Set to an extremely popular libretto by Pietro Metastasio, the plot of Haydn’s 1779 chamber opera is straight-forward. Costanza and her young sister Silvia have been living alone for 13 years on a deserted island; bitter and broken-hearted, Costanza mistakenly believes she was abandoned by her callous husband – unaware that he was captured and enslaved by pirates after the shipwreck – and has raised her little sister to hate men. In fact, escaped from the clutches of the pirates, Costanza’s loyal husband Gernando has been looking for his lost wife for years. Now, at last, with the help of his friend Enrico, the right deserted island has been found. As the men explore the beach, Silvia comes upon them and discovers that men are not beasts after all, Costanza and Gernando are reunited at last, and Enrico and Silvia fall in love. The young couple’s love is a new creation; the married couple’s reunion is a renewal. It is a happy ending, without irony or ambivalence.
The two men by and large performed well. Tenor Owen McIntosh played an earnest and determined Gernando though he lacked what might have been some anguish after more than a decade away from his wife and seemed occasionally insecure in his singing. Baritone Timothy McDevitt’s Enrico was a sturdy friend to Gernando and then an attractive lover for young Silvia. McDevitt’s artistic sensibility seemed more evocative of modern operetta than Baroque chamber opera, but in this particular staging and interpretation of the work, McDevitt proved the right man for the role.
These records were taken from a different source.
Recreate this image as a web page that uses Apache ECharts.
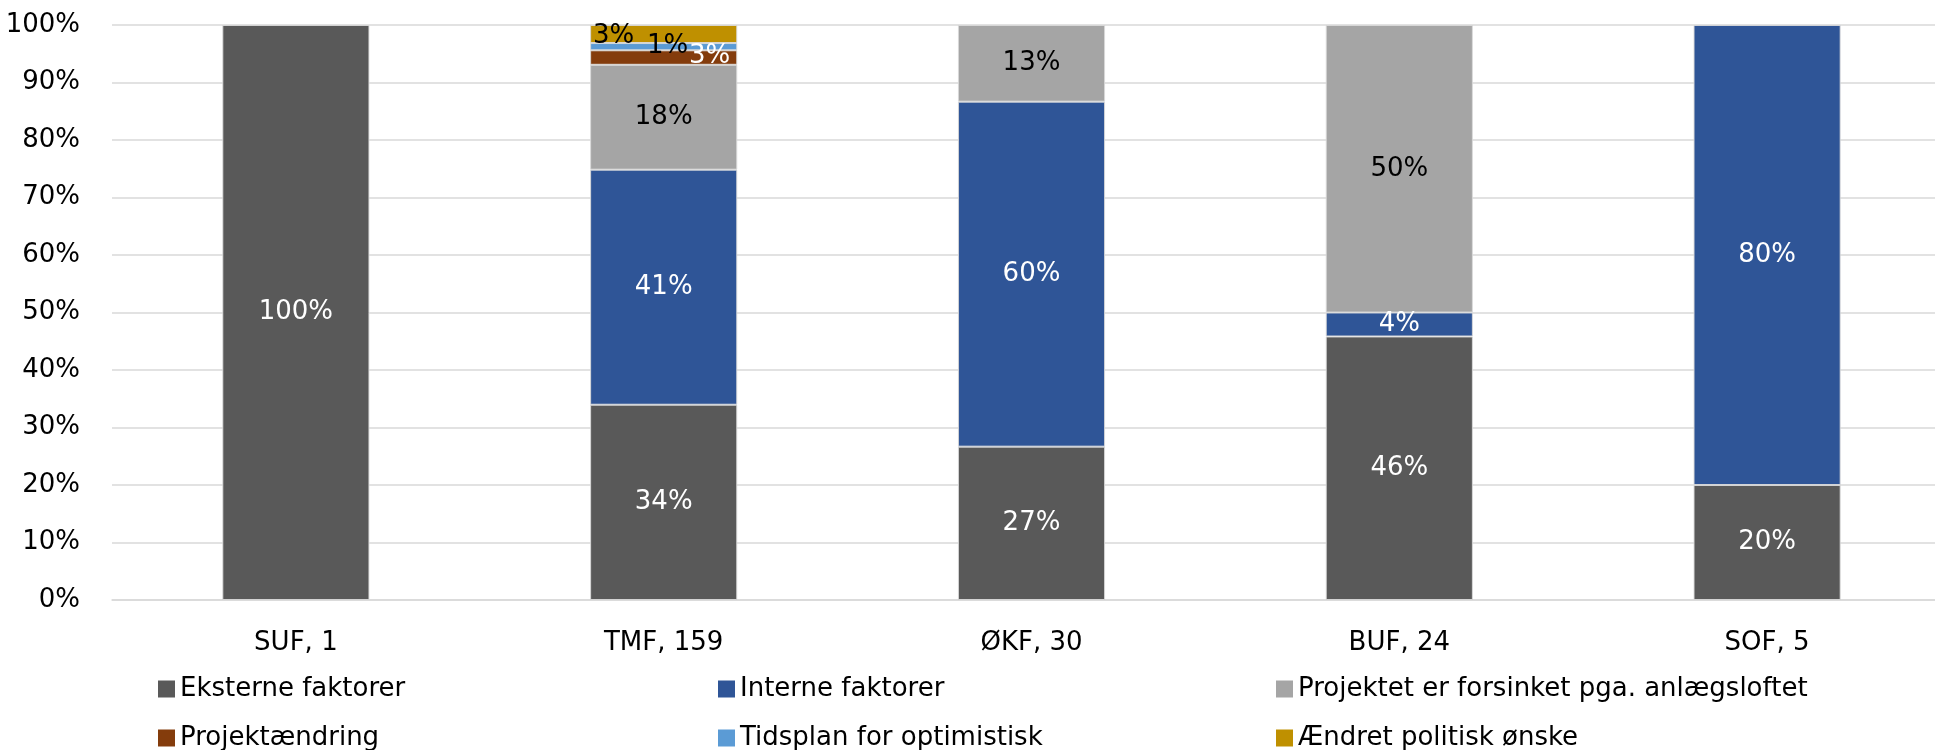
<!DOCTYPE html>
<html>
<head>
<meta charset="utf-8">
<script src="https://cdn.jsdelivr.net/npm/echarts@6/dist/echarts.min.js"></script>
<style>
  html, body { margin: 0; padding: 0; background: #fff; }
  #chart { width: 1935px; height: 750px; }
</style>
</head>
<body>
<div id="chart"></div>
<script>
// Categories (x axis)
const categories = ['SUF, 1', 'TMF, 159', 'ØKF, 30', 'BUF, 24', 'SOF, 5'];

// Series names
const seriesNames = [
  'Eksterne faktorer',
  'Interne faktorer',
  'Projektet er forsinket pga. anlægsloftet',
  'Projektændring',
  'Tidsplan for optimistisk',
  'Ændret politisk ønske'
];

// Series values (percent of projects per category)
const eksterne       = [100, 33.96, 26.67, 45.83, 20];
const interne        = [0,   40.88, 60.00,  4.17, 80];
const anlaegsloft    = [0,   18.24, 13.33, 50.00, 0];
const projektaendr   = [0,    2.52, 0,      0,    0];
const tidsplan       = [0,    1.26, 0,      0,    0];
const politiskOenske = [0,    3.14, 0,      0,    0];

// Y-axis ticks
const yTicks = [0, 10, 20, 30, 40, 50, 60, 70, 80, 90, 100];

const allValues = [eksterne, interne, anlaegsloft, projektaendr, tidsplan, politiskOenske];
const colors = ['#595959', '#2F5597', '#A5A5A5', '#843C0C', '#5B9BD5', '#BF9000'];
const labelColors = ['#ffffff', '#ffffff', '#000000', '#ffffff', '#000000', '#000000'];
// label offsets for crowded small segments (series index -> {category index: [dx, dy]})
const labelOffsets = { 3: {1: [46, -1]}, 4: {1: [4, 0]}, 5: {1: [-50, 2]} };

const FONT = 'DejaVu Sans';
const FS = 26;

const series = allValues.map((vals, si) => ({
  name: seriesNames[si],
  type: 'bar',
  stack: 'total',
  barWidth: '40%',
  itemStyle: { color: colors[si], borderColor: 'rgba(217,217,217,0.9)', borderWidth: 1 },
  label: {
    show: true,
    position: 'inside',
    color: labelColors[si],
    fontFamily: FONT,
    fontSize: FS,
    formatter: p => (p.value ? Math.round(p.value) + '%' : '')
  },
  emphasis: { disabled: true },
  data: vals.map((v, ci) => {
    const off = labelOffsets[si] && labelOffsets[si][ci];
    if (off) return { value: v, label: { offset: off } };
    return v === 0 ? '-' : v;
  })
}));

const legendPos = [
  { left: 158, top: 676 },
  { left: 718, top: 676 },
  { left: 1276, top: 676 },
  { left: 158, top: 725 },
  { left: 718, top: 725 },
  { left: 1276, top: 725 }
];

const legends = seriesNames.map((n, i) => ({
  data: [n],
  left: legendPos[i].left,
  top: legendPos[i].top,
  padding: 0,
  icon: 'rect',
  itemWidth: 17,
  itemHeight: 17,
  selectedMode: false,
  itemStyle: { borderWidth: 0 },
  textStyle: { fontFamily: FONT, fontSize: FS, color: '#000', padding: [0, 0, 0, 0] }
}));

const chart = echarts.init(document.getElementById('chart'));
chart.setOption({
  animation: false,
  backgroundColor: '#ffffff',
  textStyle: { fontFamily: FONT },
  grid: { left: 112, width: 1839, top: 25, bottom: 150, containLabel: false, outerBoundsMode: 'none' },
  legend: legends,
  xAxis: {
    type: 'category',
    data: categories,
    axisLine: { show: true, lineStyle: { color: '#d9d9d9', width: 1.5 } },
    axisTick: { show: false },
    axisLabel: { fontFamily: FONT, fontSize: FS, color: '#000', margin: 30 }
  },
  yAxis: {
    type: 'value',
    min: yTicks[0],
    max: yTicks[yTicks.length - 1],
    interval: yTicks[1] - yTicks[0],
    axisLine: { show: false },
    axisTick: { show: false },
    splitLine: { lineStyle: { color: '#d9d9d9', width: 1.5 } },
    axisLabel: { fontFamily: FONT, fontSize: FS, color: '#000', margin: 32, formatter: '{value}%' }
  },
  series: series
});
</script>
</body>
</html>
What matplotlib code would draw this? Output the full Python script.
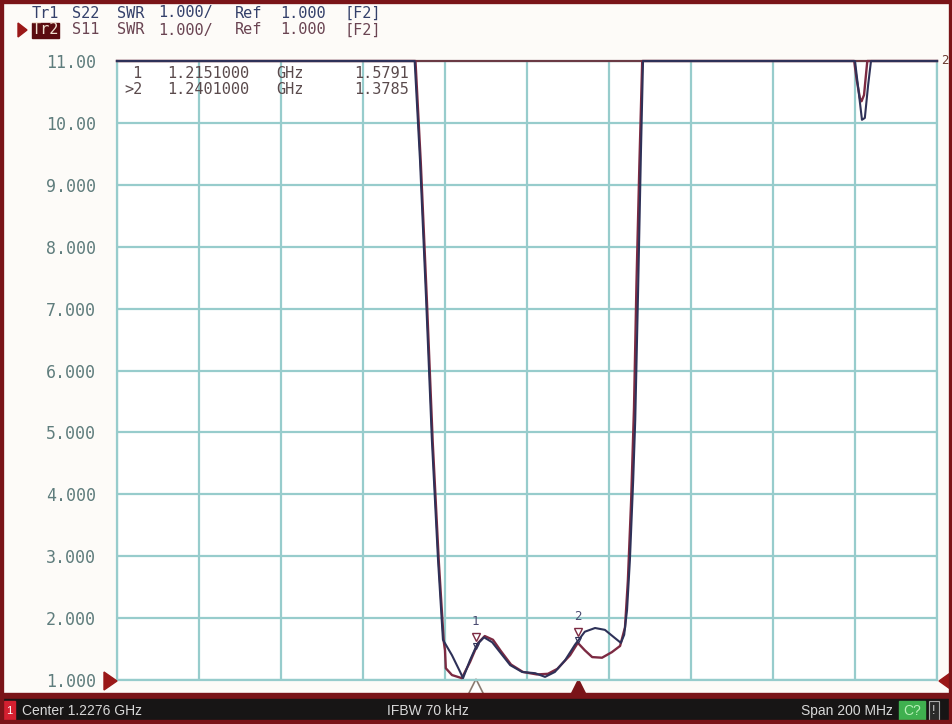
import numpy as np
import matplotlib
matplotlib.use("Agg")
import matplotlib.pyplot as plt
from matplotlib.patches import Rectangle, Polygon
from matplotlib.transforms import blended_transform_factory

# Analyzer settings
center_ghz = 1.2276
span_ghz = 0.200
ref_bottom = 1.0
ref_top = 11.0
y_labels = ["1.000", "2.000", "3.000", "4.000", "5.000", "6.000",
            "7.000", "8.000", "9.000", "10.00", "11.00"]
hdr1_words = ["Tr1", "S22", "SWR", "1.000/", "Ref", "1.000", "[F2]"]
hdr2_words = ["Tr2", "S11", "SWR", "1.000/", "Ref", "1.000", "[F2]"]

# Tr1 S22 (GHz / SWR, clamped at top of screen)
tr1_freq = [1.1276, 1.2002, 1.2015, 1.2030, 1.2044, 1.2059, 1.2071,
            1.2093, 1.2113, 1.2120, 1.2137, 1.2154, 1.2171, 1.2191,
            1.2210, 1.2235, 1.2264, 1.2296, 1.2320, 1.2344, 1.2369,
            1.2393, 1.2417, 1.2442, 1.2466, 1.2490, 1.2505, 1.2513,
            1.2520, 1.2527, 1.2535, 1.2540, 1.2547, 1.2554, 1.2559,
            1.3076, 1.3083, 1.3093, 1.3100, 1.3108, 1.3115, 1.3276]
tr1_swr = [11.0, 11.0, 9.40, 7.14, 4.88, 2.94, 1.65,
           1.40, 1.13, 1.03, 1.32, 1.57, 1.69, 1.61,
           1.45, 1.24, 1.13, 1.11, 1.05, 1.13, 1.32,
           1.57, 1.78, 1.84, 1.81, 1.68, 1.60, 1.73,
           2.13, 2.94, 4.23, 5.20, 7.30, 9.56, 11.0,
           11.0, 10.61, 10.05, 10.08, 10.61, 11.0, 11.0]

# Tr2 S11
tr2_freq = [1.1276, 1.2004, 1.2017, 1.2032, 1.2046, 1.2061, 1.2073,
            1.2076, 1.2078, 1.2093, 1.2117, 1.2137, 1.2157, 1.2173,
            1.2193, 1.2212, 1.2237, 1.2266, 1.2300, 1.2327, 1.2350,
            1.2381, 1.2400, 1.2417, 1.2435, 1.2459, 1.2483, 1.2503,
            1.2515, 1.2522, 1.2530, 1.2537, 1.2543, 1.2550, 1.2557,
            1.3074, 1.3080, 1.3088, 1.3092, 1.3098, 1.3106, 1.3276]
tr2_swr = [11.0, 11.0, 9.35, 7.10, 4.85, 2.90, 1.62,
           1.48, 1.19, 1.08, 1.03, 1.29, 1.60, 1.71,
           1.65, 1.47, 1.25, 1.13, 1.09, 1.10, 1.18,
           1.40, 1.60, 1.48, 1.37, 1.36, 1.45, 1.55,
           1.85, 2.60, 3.90, 5.40, 7.40, 9.30, 11.0,
           11.0, 10.70, 10.40, 10.35, 10.45, 11.0, 11.0]

marker_freqs = [1.2151, 1.2401]
marker_vals = [1.5791, 1.3785]

tr1_color = "#2e3158"
tr2_color = "#7c2a42"
grid_color = "#97cccc"
frame_red = "#7a1418"
mono = "DejaVu Sans Mono"

W, H = 953, 724
fig = plt.figure(figsize=(W / 100, H / 100), dpi=100)
fig.patch.set_facecolor("#fdfbf8")


def fx(px):
    return px / W


def fy(py):
    return 1 - py / H


ax = fig.add_axes([fx(117), fy(680), fx(937) - fx(117), fy(61) - fy(680)])
ax.set_facecolor("white")

f0 = center_ghz - span_ghz / 2
f1 = center_ghz + span_ghz / 2
ax.set_xlim(f0, f1)
ax.set_ylim(ref_bottom, ref_top)
ax.set_xticks(np.linspace(f0, f1, 11))
ax.set_xticklabels([])
ax.set_yticks(np.arange(ref_bottom, ref_top + 0.5, 1.0))
ax.set_yticklabels(y_labels, family=mono, fontsize=12, color="#5f7d7d")
ax.tick_params(length=0, pad=15)
ax.grid(True, color=grid_color, lw=1.6)
for s in ["left", "right", "bottom"]:
    ax.spines[s].set_color(grid_color)
    ax.spines[s].set_linewidth(1.6)
ax.spines["top"].set_color("#6a3a44")
ax.spines["top"].set_linewidth(1.6)

ax.plot(tr2_freq, tr2_swr, color=tr2_color, lw=1.7, clip_on=False, zorder=3)
ax.plot(tr1_freq, tr1_swr, color=tr1_color, lw=1.5, clip_on=False, zorder=4)

# markers on the traces
for i, f in enumerate(marker_freqs):
    v = np.interp(f, tr2_freq, tr2_swr)
    ax.plot(f, v + 0.18, marker="v", ms=6, mfc="none", mec=tr2_color,
            mew=1.0, zorder=5)
    ax.plot(f, v + 0.05, marker="v", ms=5, mfc="none", mec=tr1_color,
            mew=0.8, zorder=5)
    ax.text(f, v + 0.33, str(i + 1), ha="center", va="bottom",
            family=mono, fontsize=9, color="#4a4a70", zorder=5)

# marker triangles under the grid
tb = blended_transform_factory(ax.transData, ax.transAxes)
ax.plot(marker_freqs[0], -0.012, marker="^", ms=12, mfc="white",
        mec="#8a7a70", mew=1.2, transform=tb, clip_on=False)
ax.plot(marker_freqs[1], -0.012, marker="^", ms=12, mfc=frame_red,
        mec=frame_red, transform=tb, clip_on=False)

# reference level triangles
fig.patches.append(Polygon([[fx(104), fy(672)], [fx(104), fy(690)],
                            [fx(117), fy(681)]], closed=True,
                           transform=fig.transFigure, color="#9a1818"))
fig.patches.append(Polygon([[fx(953), fy(671)], [fx(953), fy(691)],
                            [fx(939), fy(681)]], closed=True,
                           transform=fig.transFigure, color="#9a1818"))
fig.text(fx(941), fy(60), "2", family=mono, fontsize=9, color="#6a3a30",
         ha="left", va="center")

# marker readout table
rows = [(" 1", marker_freqs[0], marker_vals[0]),
        (">2", marker_freqs[1], marker_vals[1])]
for k, (lab, f, v) in enumerate(rows):
    yy = fy(74 + 16 * k)
    kw = dict(family=mono, fontsize=11, color="#5a4a4c", va="center")
    fig.text(fx(124), yy, lab, **kw)
    fig.text(fx(167), yy, "%.7f" % f, **kw)
    fig.text(fx(276), yy, "GHz", **kw)
    fig.text(fx(354), yy, "%.4f" % v, **kw)

# header lines, word by word like the instrument's wide font
word_x = [32, 72, 117, 158, 235, 280, 345]
hdr = dict(family=mono, fontsize=11, va="center")
for w, xp in zip(hdr1_words, word_x):
    fig.text(fx(xp), fy(13), w, color="#34406a", **hdr)
for j, (w, xp) in enumerate(zip(hdr2_words, word_x)):
    if j == 0:
        fig.text(fx(xp), fy(30), w, color="#f0e0d0", **hdr,
                 bbox=dict(boxstyle="square,pad=0.0", fc="#5a0c10",
                           ec="#5a0c10"))
    else:
        fig.text(fx(xp), fy(30), w, color="#6a4452", **hdr)
fig.patches.append(Polygon([[fx(18), fy(23)], [fx(18), fy(37)],
                            [fx(27), fy(30)]], closed=True,
                           transform=fig.transFigure, color="#9a1818"))

# status bar
fig.patches.append(Rectangle((0, 0), 1, fy(693), transform=fig.transFigure,
                             color=frame_red, zorder=0))
fig.patches.append(Rectangle((0, 0), 1, fy(699), transform=fig.transFigure,
                             color="#171515", zorder=0))
fig.patches.append(Rectangle((fx(4), fy(721)), fx(11), fy(701) - fy(721),
                             transform=fig.transFigure, color="#d42030"))
fig.text(fx(9.5), fy(711), "1", fontsize=8, color="white", ha="center",
         va="center", family="Liberation Sans")
sb = dict(family="Liberation Sans", fontsize=10, color="#d8d8d8", va="center")
fig.text(fx(22), fy(711), "Center 1.2276 GHz", **sb)
fig.text(fx(428), fy(711), "IFBW 70 kHz", ha="center", **sb)
fig.text(fx(893), fy(711), "Span 200 MHz", ha="right", **sb)
fig.patches.append(Rectangle((fx(899), fy(721)), fx(26), fy(701) - fy(721),
                             transform=fig.transFigure, color="#3fb04f"))
fig.text(fx(912), fy(711), "C?", fontsize=10, color="#b8f0b8", ha="center",
         va="center", family="Liberation Sans")
fig.patches.append(Rectangle((fx(929), fy(721)), fx(10), fy(701) - fy(721),
                             transform=fig.transFigure, fc="#2a2a2a",
                             ec="#aaaaaa", lw=0.8))
fig.text(fx(934), fy(711), "!", fontsize=9, color="#dddddd", ha="center",
         va="center", family="Liberation Sans")

# dark red frame around the screen
fig.patches.append(Rectangle((0, 0), 1, 1, transform=fig.transFigure,
                             fill=False, ec=frame_red, lw=6, zorder=10))

fig.savefig("out.png", dpi=100, facecolor=fig.get_facecolor())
Sarah Brailey’s Costanza was lovely. She made a credible transition from forlorn, bitter hopelessness to fully re-enlivened mature love. Without any musical compromises to her execution of Haydn’s music, Brailey’s sad opening arias were psychologically flat in emotional affect, and by the end, her singing was lively and joyful, a rare feat of both singing and acting skill.
The most psychologically complex role is Silvia’s. Over the course of the opera, she moves from childlike naïveté to loving generosity of heart. Energetic and intelligent, she unlearns her sister’s morbid lessons about men’s wickedness so completely that as a newly emerged adult, she falls in love without reservation or fear. Sherezade Panthaki’s Silvia was marvelous: the full evolution of her character was reflected in singing that moved from light sweetness to exuberant, vigorous sensuality. In her artistry, Panthaki made her Silvia a young woman with neither inhibition nor fear; Panthaki took every possible risk with Haydn’s music and made it all feel like happiness in the process of being discovered.
The 21 musicians of the orchestra were seated on the stage behind the singers; Crawford conducted from the harpsichord. Crawford brought out the best in these skilled musicians: all individually skilled artists, they achieved, under Crawford’s leadership, a fluid, successful collaboration as a chamber orchestra. In the somewhat unusual placement of the orchestra behind the singers who performed on the stage close to the audience, acoustical balances might have been difficult to achieve. However, Crawford’s control of the instrumentalists and singers’ sounds within the bright acoustical space of Alice Tully Hall was consistently and commendably effective and clear.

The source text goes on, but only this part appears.